There have been countless attempts at a 'real world' approach to superheroes, most successfully from Alan Moore with Marvelman and Watchmen, which A God Somewhere is already being compared to. Actually those comparisons are misleading; in its unassuming manner I think it's probably closer to Kurt Busiek and Stuart Immonen's underrated Superman: Secret Identity, although it's a lot more violent. But either way, A God Somewhere doesn't have its protagonist donning a costume and fighting crime. Instead, we witness Eric's gradual disintegration, as he turns increasingly violent and ends up public enemy number one.

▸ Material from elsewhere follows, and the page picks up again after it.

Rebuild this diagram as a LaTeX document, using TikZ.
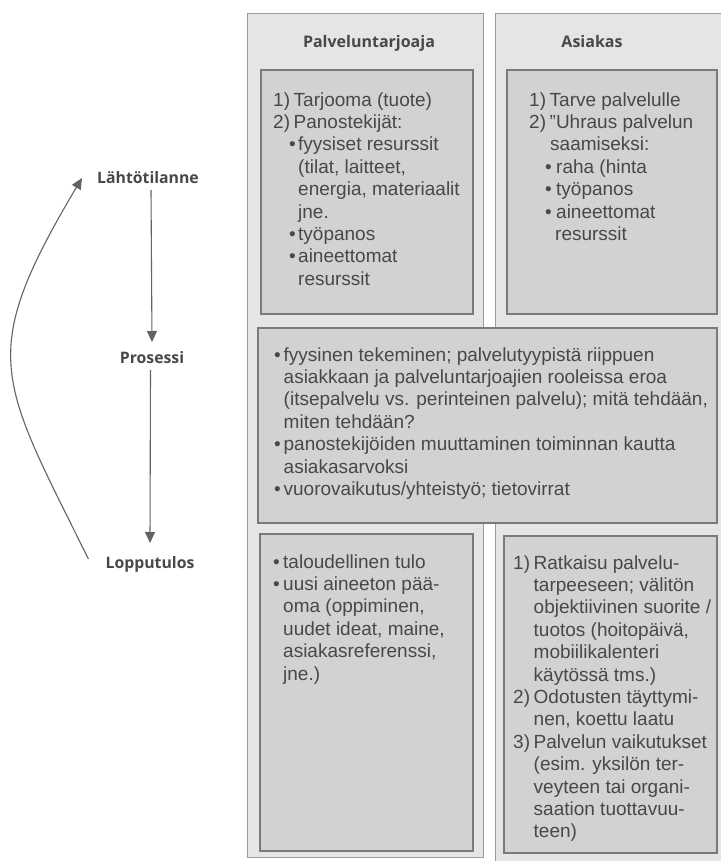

And it's the violence that's really notable here; there are dismemberments and buckets of blood aplenty, with hundreds of deaths over the course of the story. In one particularly gruesome scene Eric stamps on a soldier's head and the soldier's eyeball pops out. It's shocking, but then that's the point.

Something that worked less well for me was the race element. Sam happens to be black, and encounters racism as a result, but that's never fully developed and doesn't have anything really to do with the main story, so it just kind of sits there. There's a parallel theme of faith and religion that's better explored, particularly in an unsettling sequence where Eric recounts a dream where he's God.
A God Somewhere is full of ambiguities, but those ambiguities only help to make it more compelling. It's a disturbing, engrossing read that manages to transcend the often hackneyed tropes of superhero comics, and Snejbjerg's artwork (and Bjarn Hansen's colours) is utterly sublime.